13. What else should we look out for?


In a word, scams. Small businesses are being targeted by scammers purportedly attempting to help them with the IEEPA refund process through CAPE. Sometimes, they are merely seeking to gain access to the businesses' bank accounts. This is one reason why small businesses that are inexperienced with the tariff refund process should involve counsel.


14. When should a small business involve counsel?


Legal help is most useful where the business is not simply filing a clean, direct claim as the Importer of Record. Counsel should be involved where:


  • Importer-of-Record status is unclear;

  • the tariff was passed through by suppliers or to customers;

  • entries are liquidated, older, protested, reconciled, or otherwise outside the current CAPE phase;

  • the business needs to preserve rights while waiting for later CAPE phases;

  • contracts contain tariff, price-adjustment, force majeure, tax, duty, or surcharge provisions;

  • the business has customs-compliance exposure;

  • the refund amount is large enough to justify a documented legal strategy.

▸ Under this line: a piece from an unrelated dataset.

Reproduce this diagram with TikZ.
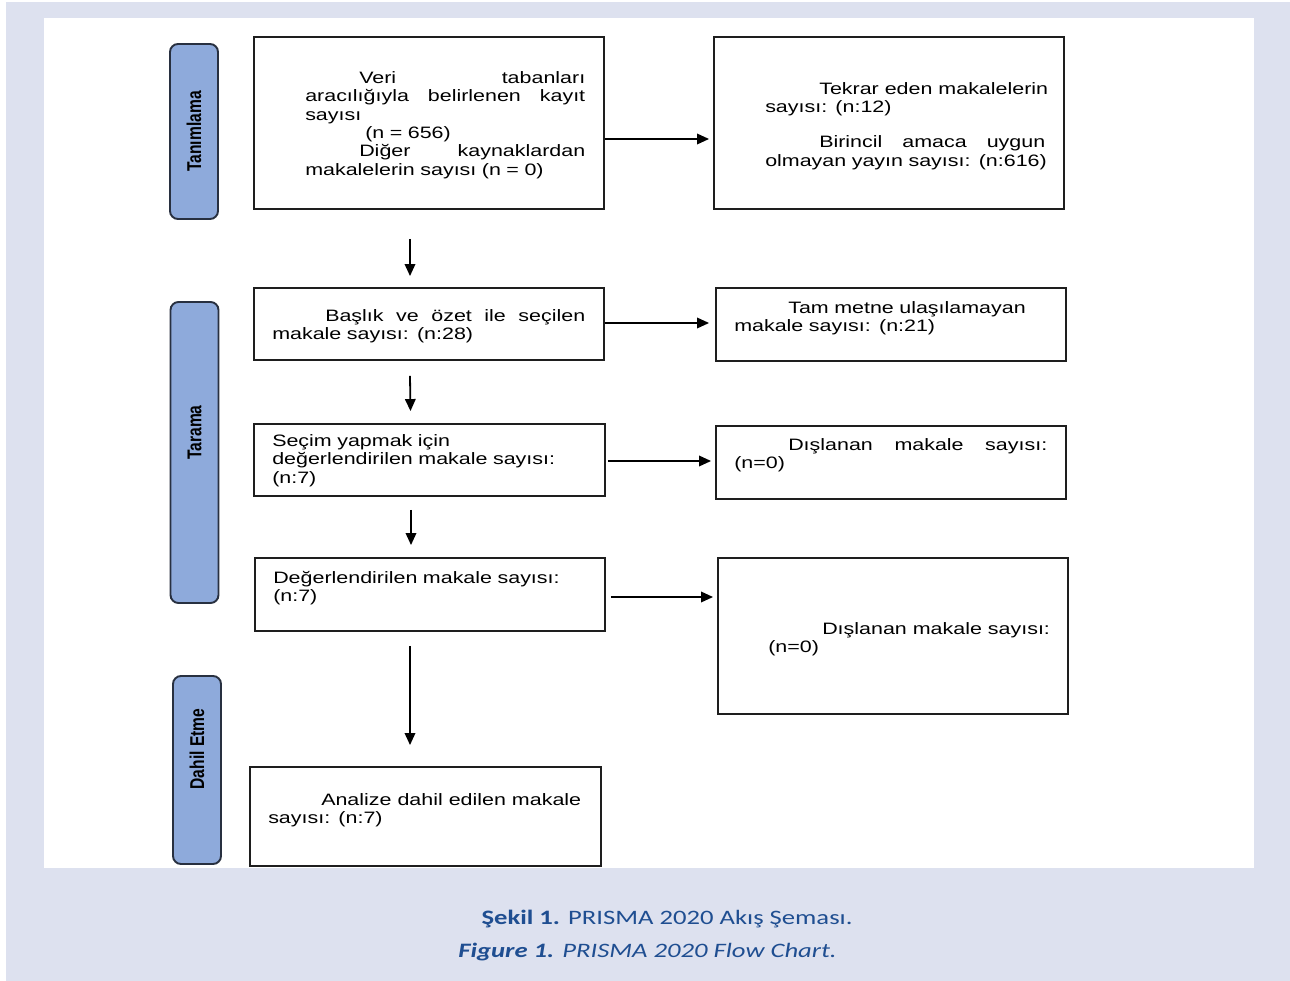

15. What should my business do now?


A practical first step is to create a tariff-refund file. Pull the entry summaries, identify the Importer of Record, isolate IEEPA duties, separate ineligible duties, confirm ACE/CAPE access, and calendar any liquidation- or protest-related deadlines.


For indirect tariff payments, collect supplier and customer contracts, invoices, purchase orders, and tariff-related communications before making demands or responding to refund requests. The businesses best positioned to recover are likely to be those that move promptly, but with clean data and a defensible paper trail.